Varie, 25 febbraio 2002
FERRIO
FERRIO Gianni Vicenza 16 novembre 1924. Direttore d’orchestra • «Capelli bianchi, piglio sicuro, immancabile sigaretta fra le labbra. Figura storica della musica leggera italiana, nato a Vicenza (nel 1924 secondo alcune biografie nel 29 o nel 31 secondo altre). Lui, l’interessato, parla volentieri, ma su questo punto finge di non capire bene e non aiuta a chiarire» (Mario Luzzato Fegiz, ”Corriere della Sera” 26/11/2001) • «Ai miei tempi non pensavo che si potesse campare con la musica.

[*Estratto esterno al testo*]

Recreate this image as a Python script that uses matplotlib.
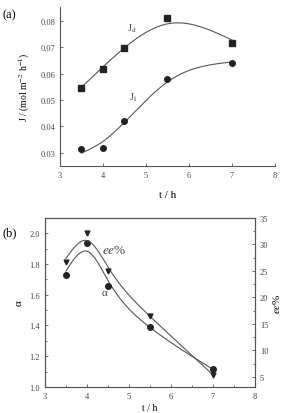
import numpy as np
import matplotlib.pyplot as plt
from matplotlib.ticker import MultipleLocator

plt.rcParams['font.family'] = ['Liberation Serif', 'DejaVu Serif']
plt.rcParams['mathtext.fontset'] = 'stix'
plt.rcParams['font.size'] = 6.5

##### data #####
t = [3.5, 4.0, 4.5, 5.5, 7.0]
J_d = [0.0545, 0.0617, 0.0698, 0.0812, 0.0715]
J_l = [0.0313, 0.0316, 0.0419, 0.0580, 0.0640]
alpha = [1.73, 1.94, 1.66, 1.39, 1.115]
ee = [26.7, 32.2, 24.9, 16.5, 5.4]

gray = "#555555"


def smooth_curve(x, y, lam):
    # penalised least squares (smoothing spline like) on a fine grid
    step = 0.025
    xs = np.arange(min(x), max(x) + step / 2, step)
    n = len(xs)
    W = np.zeros((n, n))
    b = np.zeros(n)
    for xi, yi in zip(x, y):
        k = int(round((xi - xs[0]) / step))
        W[k, k] += 1.0
        b[k] += yi
    D = np.diff(np.eye(n), 2, axis=0)
    f = np.linalg.solve(W + lam * D.T @ D, b)
    return xs, f


fig = plt.figure(figsize=(2.94, 4.14), dpi=100)

##### panel (a) #####
ax1 = fig.add_axes([0.204, 0.597, 0.731, 0.384])
for spine in ["top", "right"]:
    ax1.spines[spine].set_visible(False)
for spine in ["left", "bottom"]:
    ax1.spines[spine].set_color(gray)
    ax1.spines[spine].set_linewidth(0.8)

xs, ys = smooth_curve(t, J_d, 8e3)
ax1.plot(xs, ys, color=gray, lw=0.8)
xs, ys = smooth_curve(t, J_l, 3e3)
ax1.plot(xs, ys, color=gray, lw=0.8)
ax1.plot(t, J_d, "s", color="#222222", ms=4)
ax1.plot(t, J_l, "o", color="#222222", ms=4)

ax1.set_xlim(3, 8)
ax1.set_ylim(0.025, 0.0853)
ax1.xaxis.set_major_locator(MultipleLocator(1))
ax1.tick_params(direction="in", length=2.5, width=0.6, color=gray, labelsize=6, labelcolor="#444444")
ax1.set_yticks([0.03, 0.04, 0.05, 0.06, 0.07, 0.08])
ax1.set_xlabel("t / h", fontsize=8, labelpad=8)
ax1.set_ylabel(r"J / (mol m$^{-2}$ h$^{-1}$)", fontsize=7, labelpad=6)
ax1.text(4.55, 0.0762, r"J$_\mathrm{d}$", fontsize=7.5, color="#444444")
ax1.text(4.6, 0.0502, r"J$_\mathrm{l}$", fontsize=7.5, color="#444444")
fig.text(0.01, 0.955, "(a)", fontsize=9)

##### panel (b) #####
ax2 = fig.add_axes([0.153, 0.063, 0.714, 0.408])
for spine in ax2.spines.values():
    spine.set_color(gray)
    spine.set_linewidth(0.8)
ax3 = ax2.twinx()
for spine in ax3.spines.values():
    spine.set_color(gray)
    spine.set_linewidth(0.8)

xs, ys = smooth_curve(t, alpha, 400)
ax2.plot(xs, ys, color=gray, lw=0.8)
ax2.plot(t, alpha, "o", color="#222222", ms=4)
xs, ys = smooth_curve(t, ee, 400)
ax3.plot(xs, ys, color=gray, lw=0.8)
ax3.plot(t, ee, "v", color="#222222", ms=3.5)

ax2.set_xlim(3, 8)
ax2.set_ylim(1.0, 2.1)
ax3.set_ylim(3.1, 35)
ax2.xaxis.set_major_locator(MultipleLocator(1))
ax2.xaxis.set_minor_locator(MultipleLocator(0.5))
ax2.yaxis.set_minor_locator(MultipleLocator(0.1))
ax3.yaxis.set_major_locator(MultipleLocator(5))
ax3.yaxis.set_minor_locator(MultipleLocator(2.5))
for a in (ax2, ax3):
    a.tick_params(which="both", direction="in", width=0.6, color=gray, labelsize=6, labelcolor="#444444")
    a.tick_params(which="major", length=2.5)
    a.tick_params(which="minor", length=1.5)
ax2.set_yticks([1.0, 1.2, 1.4, 1.6, 1.8, 2.0])
ax2.set_yticklabels(["1.0", "1.2", "1.4", "1.6", "1.8", "2.0"])
ax2.set_xlabel("t / h", fontsize=7, labelpad=2)
ax2.set_ylabel("α", fontsize=8)
ax3.set_ylabel(r"$ee$%", fontsize=8, labelpad=2)
ax2.text(4.36, 1.87, r"$ee$%", fontsize=9.5, color="#444444")
ax2.text(4.36, 1.60, "α", fontsize=8, color="#444444")
fig.text(0.01, 0.43, "(b)", fontsize=9)

plt.savefig("out.png", dpi=100)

Così, pur essendomi diplomato al Conservatorio di Venezia, poi mi iscrissi alla Facoltà di Medicina a Padova, che frequentai diligentemente per cinque anni [...] Conobbi Mina nel 1959, al Musichiere, il popolare programma condotto da Mario Riva. Nacque un clima amichevole che si sarebbe in seguito trasformato in amicizia. Era il periodo degli ”urlatori”, fra i quali rientrava allora uno come Giorgio Gaber. Diressi Mina in molte canzoni e l’altro suo direttore preferito in quel periodo era Bruno Canfora. Erano gli anni in cui lavoravo molto per il cinema, e mi piaceva davvero; tuttavia fui il direttore di Mina in situazioni televisive di grande successo: basti pensare al brano Parole parole, che fu sigla di Teatro 10 oppure a Non gioco più che era la sigla di Milleluci, per la quale utilizzai molti amici jazzisti come il famoso chitarrista e soprattutto armonicista Toots Thielemans [...] Spesso dirigo a occhi chiusi è una mia vecchia abitudine. Sono dell’idea che la musica vada ”vista con le orecchie e sentita con gli occhi”, soprattutto quando c’è di mezzo una grande cantante come Mina [...] ho molti ricordi [...] frequento ancora Lelio Luttazzi, che vive fuori Roma. E’ un genio, davvero versatile, sa fare tutto. Ma quando ha deciso di ritirarsi, è stato drastico. Non ha più accettato nessuna proposta. Però è sereno, senza rimpianti, anche se del mondo della musica non vuole proprio più sentir parlare. Poi vedo Armando Trovajoli che ha superato gli ottanta anni, sta benissimo, compone e suona ancora meravigliosamente; e ancora, Ennio Morricone, timido come un ragazzino-prodigio, lavoratore indefesso» (’Corriere della Sera”, 26/11/2001).